February 12, 2017
The Republican leading Senate efforts to strengthen the nation’s cybersecurity says Congress should give President Trump room to decide how to respond to Russia’s hacking in the presidential election.
In an interview with The Hill, Sen. Mike Rounds (R-S.D.) didn’t explicitly back a proposal for more sanctions on Russia, and repeatedly suggested that Congress shouldn’t box Trump in.
“I wouldn’t take anything off the table. I think the president needs to have all of the options available to him,” said Rounds, who is heading up a Senate Armed Services subpanel with oversight of the Pentagon’s cyber forces, commands and programs.
“I don’t think we should have a timeline and I don’t think we should limit him to just one or two domains,” said Rounds, who argued this could help Trump.
“I think the more leeway we provide to the president to make the decision in terms of how he responds, the more concern Russia should have and the more attention they will pay to what the possible response may be,” Rounds added. “If they’re not sure what our president will do, I think that works in our favor.”

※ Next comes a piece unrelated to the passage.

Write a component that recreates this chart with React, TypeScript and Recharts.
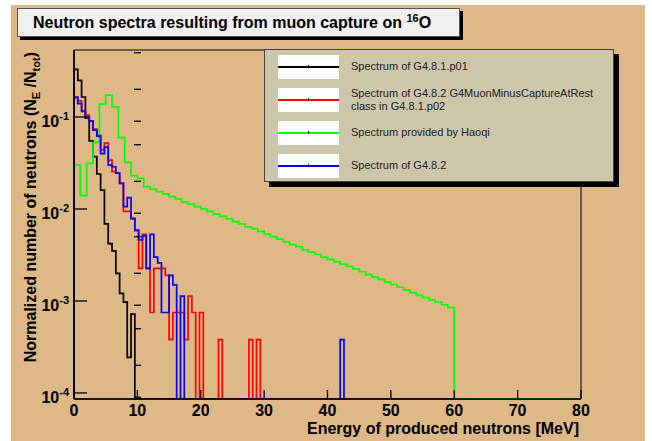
import { LineChart, Line, XAxis, YAxis, ReferenceArea } from "recharts";

const FONT = '"Liberation Sans", Arial, Helvetica, sans-serif';

// frame of the plot inside the 652x441 canvas
const PLOT_LEFT = 74;
const PLOT_TOP = 50;
const PLOT_RIGHT = 581;
const PLOT_BOTTOM = 399;

const X_MIN = 0;
const X_MAX = 80;
const Y_MIN = 8.6e-5;
const Y_MAX = 0.535;

// Geant4 spectra are binned in 0.6 MeV over 0-60 MeV, the reference one in 1 MeV over 0-80 MeV
const FINE_BIN = 0.6;
const FINE_NBINS = 100;
const COARSE_BIN = 1;
const COARSE_NBINS = 80;

// bin contents, normalized N_E / N_tot
const g4p01Counts = [
  0.33, 0.25, 0.165, 0.097, 0.055, 0.037, 0.024, 0.016, 0.0069, 0.0042,
  0.0035, 0.002, 0.00121, 0.00097, 0.000244, 0.00072,
];

const captureAtRestCounts = [
  0.16, 0.15, 0.117, 0.105, 0.091, 0.074, 0.063, 0.044, 0.052, 0.034,
  0.0255, 0.0245, 0.019, 0.0094, 0.0094, 0.0078, 0.0058, 0.00226, 0.0053, 0.00226,
  0.00075, 0.00226, 0.00226, 0.00226, 0.0019, 0.00038, 0.00075, 0.00075, 0.00075, 0.00038,
  0.00113, 0.00075, 0, 0.00075, 0, 0, 0, 0, 0.00038, 0,
  0, 0, 0, 0, 0, 0, 0.00038, 0, 0.00038,
];

const haoqiCounts = [
  0.03, 0.014, 0.0314, 0.053, 0.138, 0.173, 0.129, 0.0596, 0.0322, 0.023,
  0.0215, 0.0175, 0.0164, 0.0154, 0.0146, 0.0136, 0.0129, 0.0119, 0.0113, 0.0106,
  0.01, 0.0094, 0.0088, 0.0083, 0.0078, 0.0073, 0.0069, 0.0064, 0.0061, 0.0057,
  0.0053, 0.005, 0.0047, 0.0044, 0.0041, 0.0039, 0.0036, 0.0034, 0.0032, 0.003,
  0.00284, 0.00268, 0.00252, 0.00238, 0.00223, 0.00208, 0.00193, 0.00182, 0.00172, 0.0016,
  0.00151, 0.00141, 0.00132, 0.00123, 0.00115, 0.00109, 0.00103, 0.00097, 0.00091, 0.00085,
];

const g482Counts = [
  0.165, 0.14, 0.115, 0.1, 0.09, 0.072, 0.062, 0.04, 0.047, 0.03,
  0.0288, 0.0245, 0.019, 0.0106, 0.0133, 0.0079, 0.0059, 0.0046, 0.0051, 0.00226,
  0.0053, 0.003, 0.0026, 0.00075, 0.00075, 0.0019, 0.0015, 0, 0.00113, 0,
  0, 0, 0, 0, 0, 0, 0, 0, 0, 0,
  0, 0, 0, 0, 0, 0, 0, 0, 0, 0,
  0, 0, 0, 0, 0, 0, 0, 0, 0, 0,
  0, 0, 0, 0, 0, 0, 0, 0, 0, 0,
  0.00038,
];

const xMajorTicks = [0, 10, 20, 30, 40, 50, 60, 70, 80];
const yMajorTicks = [1e-4, 1e-3, 1e-2, 1e-1];

const xMinorTicks: number[] = [];
for (let t = 2; t < X_MAX; t += 2) if (t % 10 !== 0) xMinorTicks.push(t);

const yMinorTicks: number[] = [9e-5];
for (const decade of [1e-4, 1e-3, 1e-2, 1e-1]) {
  for (let m = 2; m <= 9; m++) {
    const v = m * decade;
    if (v < Y_MAX) yMinorTicks.push(+v.toPrecision(3));
  }
}

type Point = { e: number; v: number };

// histogram outline: empty bins sit on the bottom of the frame
function toSteps(counts: number[], width: number, nBins: number): Point[] {
  const lift = (c: number) => (c > 0 ? c : Y_MIN);
  const pts: Point[] = [{ e: 0, v: Y_MIN }];
  for (let i = 0; i < nBins; i++) {
    pts.push({ e: +(i * width).toFixed(3), v: lift(counts[i] ?? 0) });
  }
  const end = +(nBins * width).toFixed(3);
  pts.push({ e: end, v: lift(counts[nBins - 1] ?? 0) });
  pts.push({ e: end, v: Y_MIN });
  return pts;
}

const series = [
  {
    key: "p01",
    lines: ["Spectrum of G4.8.1.p01"],
    color: "#000000",
    points: toSteps(g4p01Counts, FINE_BIN, FINE_NBINS),
  },
  {
    key: "p02",
    lines: ["Spectrum of G4.8.2 G4MuonMinusCaptureAtRest", "class in G4.8.1.p02"],
    color: "#ff0000",
    points: toSteps(captureAtRestCounts, FINE_BIN, FINE_NBINS),
  },
  {
    key: "haoqi",
    lines: ["Spectrum provided by Haoqi"],
    color: "#00ff00",
    points: toSteps(haoqiCounts, COARSE_BIN, COARSE_NBINS),
  },
  {
    key: "g482",
    lines: ["Spectrum of G4.8.2"],
    color: "#0000ff",
    points: toSteps(g482Counts, FINE_BIN, FINE_NBINS),
  },
];

const emptyTick = () => <g />;

function XTickLabel(props: any) {
  const { x, payload } = props;
  return (
    <text
      x={x}
      y={PLOT_BOTTOM + 17}
      textAnchor="middle"
      fontFamily={FONT}
      fontWeight="bold"
      fontSize={16}
      fill="#000"
    >
      {payload.value}
    </text>
  );
}

function YTickLabel(props: any) {
  const { y, payload } = props;
  const exp = Math.round(Math.log10(payload.value));
  return (
    <text
      x={PLOT_LEFT - 5}
      y={y + 10}
      textAnchor="end"
      fontFamily={FONT}
      fontWeight="bold"
      fontSize={16}
      fill="#000"
    >
      10
      <tspan dy={-7} fontSize={11}>
        {exp}
      </tspan>
    </text>
  );
}

function LegendBox() {
  return (
    <div
      style={{
        position: "absolute",
        left: 264,
        top: 49,
        width: 348,
        height: 131,
        background: "#ccc6aa",
        border: "1px solid #444",
        boxShadow: "5px 5px 0 #000",
        fontFamily: FONT,
        fontSize: 11,
        color: "#222",
      }}
    >
      {series.map((s, i) => (
        <div
          key={s.key}
          style={{ position: "absolute", left: 0, top: 5 + i * 33, height: 24, width: "100%" }}
        >
          <div
            style={{
              position: "absolute",
              left: 13,
              top: 0,
              width: 61,
              height: 24,
              background: "#fff",
            }}
          >
            <div
              style={{
                position: "absolute",
                left: 0,
                top: 11,
                width: 61,
                height: 1.5,
                background: s.color,
              }}
            />
            <div
              style={{ position: "absolute", left: 30, top: 10, width: 1, height: 3, background: "#000" }}
            />
          </div>
          <div
            style={{
              position: "absolute",
              left: 86,
              top: s.lines.length > 1 ? -1 : 5,
              lineHeight: "13px",
              whiteSpace: "nowrap",
            }}
          >
            {s.lines.map((l) => (
              <div key={l}>{l}</div>
            ))}
          </div>
        </div>
      ))}
    </div>
  );
}

export default function App() {
  return (
    <div
      style={{
        position: "absolute",
        left: 0,
        top: 0,
        width: 652,
        height: 441,
        background: "#ffffff",
        overflow: "hidden",
      }}
    >
      <div
        style={{
          position: "absolute",
          left: 11,
          top: 5,
          width: 634,
          height: 436,
          background: "#deb887",
        }}
      />
      <div style={{ position: "absolute", left: 0, top: 0 }}>
        <LineChart
          width={652}
          height={441}
          margin={{
            top: PLOT_TOP,
            right: 652 - PLOT_RIGHT,
            bottom: 441 - PLOT_BOTTOM,
            left: PLOT_LEFT,
          }}
        >
          <XAxis
            xAxisId="x"
            type="number"
            dataKey="e"
            domain={[X_MIN, X_MAX]}
            allowDataOverflow
            ticks={xMajorTicks}
            mirror
            tickSize={9}
            tick={XTickLabel}
            axisLine={{ stroke: "#000", strokeWidth: 1.6 }}
            tickLine={{ stroke: "#000", strokeWidth: 1.3 }}
          />
          <XAxis
            xAxisId="xMinor"
            type="number"
            domain={[X_MIN, X_MAX]}
            allowDataOverflow
            ticks={xMinorTicks}
            mirror
            tickSize={5}
            tick={emptyTick}
            axisLine={false}
            tickLine={{ stroke: "#000", strokeWidth: 1.3 }}
          />
          <YAxis
            yAxisId="y"
            scale="log"
            domain={[Y_MIN, Y_MAX]}
            allowDataOverflow
            ticks={yMajorTicks}
            mirror
            tickSize={13}
            tick={YTickLabel}
            axisLine={{ stroke: "#000", strokeWidth: 1.6 }}
            tickLine={{ stroke: "#000", strokeWidth: 1.3 }}
          />
          <YAxis
            yAxisId="yMinor"
            scale="log"
            domain={[Y_MIN, Y_MAX]}
            allowDataOverflow
            ticks={yMinorTicks}
            mirror
            tickSize={7}
            tick={emptyTick}
            axisLine={false}
            tickLine={{ stroke: "#000", strokeWidth: 1.3 }}
          />
          <ReferenceArea
            xAxisId="x"
            yAxisId="y"
            x1={X_MIN}
            x2={X_MAX}
            y1={Y_MIN}
            y2={Y_MAX}
            fill="none"
            fillOpacity={0}
            stroke="#000"
            strokeWidth={1}
          />
          {series.map((s) => (
            <Line
              key={s.key}
              xAxisId="x"
              yAxisId="y"
              data={s.points}
              dataKey="v"
              type="stepAfter"
              stroke={s.color}
              strokeWidth={1.7}
              dot={false}
              activeDot={false}
              isAnimationActive={false}
            />
          ))}
        </LineChart>
      </div>
      <svg
        width={652}
        height={441}
        style={{ position: "absolute", left: 0, top: 0, pointerEvents: "none" }}
      >
        <text
          transform="translate(36,52) rotate(-90)"
          textAnchor="end"
          fontFamily={FONT}
          fontWeight="bold"
          fontSize={16}
          fill="#000"
        >
          Normalized number of neutrons (N
          <tspan dy={4} fontSize={11}>
            E
          </tspan>
          <tspan dy={-4}> /N</tspan>
          <tspan dy={4} fontSize={11}>
            tot
          </tspan>
          <tspan dy={-4}>)</tspan>
        </text>
        <text
          x={PLOT_RIGHT - 2}
          y={434}
          textAnchor="end"
          fontFamily={FONT}
          fontWeight="bold"
          fontSize={16}
          fill="#000"
        >
          Energy of produced neutrons [MeV]
        </text>
      </svg>
      <div
        style={{
          position: "absolute",
          left: 17,
          top: 8,
          width: 426,
          height: 27,
          background: "#f0f0f0",
          border: "1px solid #555",
          boxShadow: "3px 3px 0 #000",
          fontFamily: FONT,
          fontWeight: "bold",
          fontSize: 16,
          lineHeight: "27px",
          paddingLeft: 15,
          boxSizing: "content-box",
          whiteSpace: "nowrap",
        }}
      >
        Neutron spectra resulting from muon capture on{" "}
        <span style={{ fontSize: 11, position: "relative", top: -6 }}>16</span>O
      </div>
      <LegendBox />
    </div>
  );
}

Trump has repeatedly talked of wanting to improve relations with Russia, and he has dismissed talk of Moscow’s interference in the U.S. election — despite conclusions by the intelligence community that the Kremlin ran a sophisticated operation meant to damage Democrat Hillary Clinton’s campaign.
Some Republicans have pressed Trump to take a firmer stand with Russia over its hacking, and its involvement in other countries — particularly Ukraine. Reports this week suggested that Russia is seeking to sway France’s presidential election.
A bipartisan group of senators has introduced legislation to impose sanctions on Russia, building on penalties already imposed by the Obama administration in December.
Rounds has not backed new sanctions, but he did join seven other Republican senators who sent a letter to Trump on Thursday underscoring the need to “recognize and counter the active cyber and information warfare Russia is conducting against the United State and Western democracies, including attempted interference in our democratic elections process.”
He said he’s not worried about Trump taking a firm stand.
“I want to give the president the opportunity and the benefit of the doubt at this stage. President Trump is a businessman. Where he begins in negotiations is not necessarily where he wants to end up, I’m convinced of that,” Rounds told The Hill.
“I think we all understand that if there is a way to avoid kinetic conflict with the Russians while still maintaining our values and protecting our allies and our interests in the region, we’d like to see that happen, but we also know there are limits to our patience and there are limits to our allies’ patience.”
“As long as our president recognizes that and the need to be seen as negotiating from a position of strength with Mr. Putin, then I think we’re going to be OK,” he added.
Rounds agreed with the characterization that Russia “weaponized” data stolen from the Democratic National Committee and Clinton campaign chair John Podesta, in the sense that it was used in a grander propaganda scheme to undermine American democracy.
Rounds says his new subcommittee will focus on the Pentagon’s cyber manpower and capabilities and how they “stack up” to other potential adversaries. He also indicated that he will continue to explore policy on how to define cyber war, building on his efforts in the last Congress.
Trump pledged to tackle cybersecurity policy swiftly once inaugurated, though his plan to sign an executive order on cyber last week was abruptly cancelled without explanation from the White House. The draft order directed federal agencies to manage their own cyber risks and tasked various departments with improving cybersecurity of critical infrastructure.